══ Exercise materials ══
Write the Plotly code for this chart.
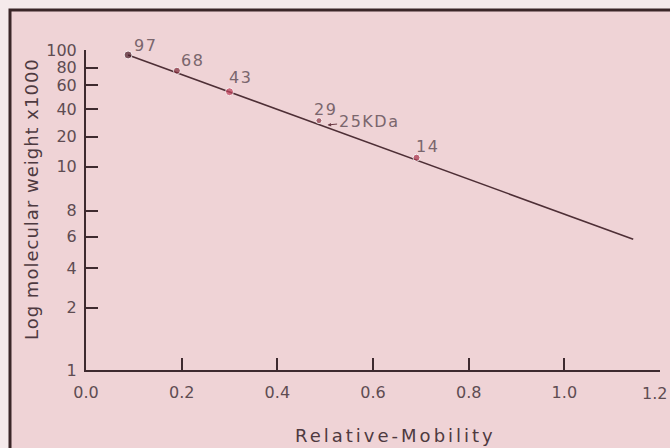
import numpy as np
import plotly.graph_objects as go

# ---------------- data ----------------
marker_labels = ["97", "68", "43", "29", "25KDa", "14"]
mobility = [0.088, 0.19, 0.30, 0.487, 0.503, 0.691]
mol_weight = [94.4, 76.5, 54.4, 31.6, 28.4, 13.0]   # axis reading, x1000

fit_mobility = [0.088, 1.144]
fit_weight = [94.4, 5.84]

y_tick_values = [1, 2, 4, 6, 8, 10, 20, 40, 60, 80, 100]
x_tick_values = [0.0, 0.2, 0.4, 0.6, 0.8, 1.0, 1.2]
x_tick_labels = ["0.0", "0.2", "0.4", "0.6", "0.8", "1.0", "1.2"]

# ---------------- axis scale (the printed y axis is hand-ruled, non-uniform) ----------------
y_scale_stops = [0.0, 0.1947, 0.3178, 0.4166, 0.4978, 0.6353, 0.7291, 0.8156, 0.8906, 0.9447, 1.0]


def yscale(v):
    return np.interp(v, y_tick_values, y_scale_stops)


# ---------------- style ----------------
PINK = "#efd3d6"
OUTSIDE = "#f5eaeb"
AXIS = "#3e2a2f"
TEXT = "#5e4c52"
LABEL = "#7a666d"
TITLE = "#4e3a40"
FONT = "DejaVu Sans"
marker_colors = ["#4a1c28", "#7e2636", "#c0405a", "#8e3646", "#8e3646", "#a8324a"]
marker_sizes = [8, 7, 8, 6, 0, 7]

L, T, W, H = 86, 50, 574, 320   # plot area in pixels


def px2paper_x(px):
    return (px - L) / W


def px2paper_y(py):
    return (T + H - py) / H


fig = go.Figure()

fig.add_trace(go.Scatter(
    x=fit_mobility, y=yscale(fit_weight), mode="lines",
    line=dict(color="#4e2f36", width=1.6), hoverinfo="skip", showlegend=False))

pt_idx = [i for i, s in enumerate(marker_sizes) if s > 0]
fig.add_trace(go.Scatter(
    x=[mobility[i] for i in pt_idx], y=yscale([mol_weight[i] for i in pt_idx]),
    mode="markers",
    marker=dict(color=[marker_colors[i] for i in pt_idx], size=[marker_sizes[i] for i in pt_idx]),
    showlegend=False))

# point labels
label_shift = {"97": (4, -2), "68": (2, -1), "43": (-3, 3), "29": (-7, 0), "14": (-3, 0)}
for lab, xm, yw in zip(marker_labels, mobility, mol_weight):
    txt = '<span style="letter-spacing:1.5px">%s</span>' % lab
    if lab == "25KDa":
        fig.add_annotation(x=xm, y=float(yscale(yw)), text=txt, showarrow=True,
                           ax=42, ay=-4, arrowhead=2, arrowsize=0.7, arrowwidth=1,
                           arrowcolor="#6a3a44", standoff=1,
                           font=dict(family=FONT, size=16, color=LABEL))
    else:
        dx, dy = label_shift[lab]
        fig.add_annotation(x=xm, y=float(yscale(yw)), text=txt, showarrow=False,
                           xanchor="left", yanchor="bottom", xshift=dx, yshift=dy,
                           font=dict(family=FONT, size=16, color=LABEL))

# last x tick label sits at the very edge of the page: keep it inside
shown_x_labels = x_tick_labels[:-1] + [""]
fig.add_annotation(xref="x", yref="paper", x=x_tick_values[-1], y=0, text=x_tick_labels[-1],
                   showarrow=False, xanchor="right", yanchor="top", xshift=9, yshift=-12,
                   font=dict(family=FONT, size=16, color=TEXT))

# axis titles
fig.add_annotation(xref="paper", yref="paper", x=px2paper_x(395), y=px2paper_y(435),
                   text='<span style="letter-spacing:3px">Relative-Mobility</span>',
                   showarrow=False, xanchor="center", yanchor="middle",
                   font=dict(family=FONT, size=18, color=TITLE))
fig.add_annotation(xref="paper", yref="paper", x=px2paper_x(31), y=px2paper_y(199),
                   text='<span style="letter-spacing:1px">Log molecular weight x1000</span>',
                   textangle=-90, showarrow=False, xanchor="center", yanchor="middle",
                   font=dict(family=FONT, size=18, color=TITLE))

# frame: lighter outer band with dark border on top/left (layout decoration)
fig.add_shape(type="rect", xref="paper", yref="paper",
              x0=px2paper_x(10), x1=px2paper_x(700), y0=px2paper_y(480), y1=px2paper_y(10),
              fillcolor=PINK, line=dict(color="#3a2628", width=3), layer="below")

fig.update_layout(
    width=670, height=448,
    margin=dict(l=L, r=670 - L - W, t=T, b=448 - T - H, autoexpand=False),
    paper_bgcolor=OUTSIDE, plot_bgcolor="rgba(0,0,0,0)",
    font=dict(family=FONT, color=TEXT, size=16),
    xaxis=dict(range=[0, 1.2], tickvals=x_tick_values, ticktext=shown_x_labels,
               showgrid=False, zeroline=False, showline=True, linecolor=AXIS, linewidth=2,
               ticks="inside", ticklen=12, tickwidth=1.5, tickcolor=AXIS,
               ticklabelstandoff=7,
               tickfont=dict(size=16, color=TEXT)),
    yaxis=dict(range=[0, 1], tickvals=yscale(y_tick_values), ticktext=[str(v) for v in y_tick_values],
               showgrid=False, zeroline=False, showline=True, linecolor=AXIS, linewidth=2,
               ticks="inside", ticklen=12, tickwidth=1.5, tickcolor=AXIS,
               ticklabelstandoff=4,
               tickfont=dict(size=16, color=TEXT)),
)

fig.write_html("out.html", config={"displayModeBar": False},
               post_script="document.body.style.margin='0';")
═══
══ Exercise materials ══
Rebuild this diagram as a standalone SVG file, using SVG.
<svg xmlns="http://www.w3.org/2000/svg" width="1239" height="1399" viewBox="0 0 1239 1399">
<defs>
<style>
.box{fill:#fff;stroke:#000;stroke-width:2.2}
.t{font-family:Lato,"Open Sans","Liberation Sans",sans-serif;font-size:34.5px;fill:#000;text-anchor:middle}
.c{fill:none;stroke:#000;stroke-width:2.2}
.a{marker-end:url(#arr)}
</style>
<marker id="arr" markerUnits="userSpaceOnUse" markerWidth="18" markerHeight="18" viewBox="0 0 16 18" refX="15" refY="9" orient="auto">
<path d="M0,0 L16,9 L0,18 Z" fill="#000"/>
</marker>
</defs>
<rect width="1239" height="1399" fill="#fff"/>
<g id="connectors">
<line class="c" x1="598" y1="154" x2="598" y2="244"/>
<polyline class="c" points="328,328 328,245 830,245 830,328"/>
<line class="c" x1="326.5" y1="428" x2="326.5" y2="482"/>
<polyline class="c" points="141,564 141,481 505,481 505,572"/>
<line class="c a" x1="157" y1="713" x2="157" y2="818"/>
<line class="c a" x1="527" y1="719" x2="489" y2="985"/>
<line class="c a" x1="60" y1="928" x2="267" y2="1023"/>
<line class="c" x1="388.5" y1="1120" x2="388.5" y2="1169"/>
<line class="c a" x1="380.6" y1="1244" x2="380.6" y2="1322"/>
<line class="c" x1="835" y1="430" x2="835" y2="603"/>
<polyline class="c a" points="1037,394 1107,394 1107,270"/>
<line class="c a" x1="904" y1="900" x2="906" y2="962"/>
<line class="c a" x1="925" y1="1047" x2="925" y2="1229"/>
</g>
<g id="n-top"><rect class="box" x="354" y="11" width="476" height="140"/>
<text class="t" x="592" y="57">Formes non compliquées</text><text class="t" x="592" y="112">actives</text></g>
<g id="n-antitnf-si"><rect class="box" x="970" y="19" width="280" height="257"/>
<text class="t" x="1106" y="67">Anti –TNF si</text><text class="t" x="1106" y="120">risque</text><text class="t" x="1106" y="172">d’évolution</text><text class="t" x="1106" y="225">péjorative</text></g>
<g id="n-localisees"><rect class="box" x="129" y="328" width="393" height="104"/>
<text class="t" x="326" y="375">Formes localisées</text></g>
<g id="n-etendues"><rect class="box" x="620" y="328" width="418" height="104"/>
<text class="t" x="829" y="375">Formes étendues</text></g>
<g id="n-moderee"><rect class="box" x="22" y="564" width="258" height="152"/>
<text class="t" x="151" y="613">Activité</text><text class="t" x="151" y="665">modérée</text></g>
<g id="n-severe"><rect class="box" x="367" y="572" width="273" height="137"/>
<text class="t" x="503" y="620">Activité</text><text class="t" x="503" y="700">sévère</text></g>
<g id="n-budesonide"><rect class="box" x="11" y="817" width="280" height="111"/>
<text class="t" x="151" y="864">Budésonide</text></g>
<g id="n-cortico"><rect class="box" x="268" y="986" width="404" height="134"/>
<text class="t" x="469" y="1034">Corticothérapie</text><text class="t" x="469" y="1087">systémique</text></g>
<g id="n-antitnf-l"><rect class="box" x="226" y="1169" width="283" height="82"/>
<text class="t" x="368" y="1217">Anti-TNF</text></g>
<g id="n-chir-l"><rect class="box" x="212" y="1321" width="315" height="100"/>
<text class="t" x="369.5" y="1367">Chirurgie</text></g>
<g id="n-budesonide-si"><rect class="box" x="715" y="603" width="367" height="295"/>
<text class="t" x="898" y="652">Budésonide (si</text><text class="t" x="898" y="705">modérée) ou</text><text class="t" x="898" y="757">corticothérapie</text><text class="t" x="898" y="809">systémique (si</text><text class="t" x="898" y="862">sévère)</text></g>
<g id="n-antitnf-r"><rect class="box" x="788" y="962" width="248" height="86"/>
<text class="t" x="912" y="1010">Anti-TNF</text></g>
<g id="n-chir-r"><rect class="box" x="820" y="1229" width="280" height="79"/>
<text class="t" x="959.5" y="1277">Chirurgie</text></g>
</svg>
═══
◆ **Stated goal**
In the listing above, find the line with "Write the Plotly code for this chart." and the line with "import plotly.graph_objects as go". Copy exactly those two and every line between, without the pictures.

◆ **Response to the exercise**
Write the Plotly code for this chart.
import numpy as np
import plotly.graph_objects as go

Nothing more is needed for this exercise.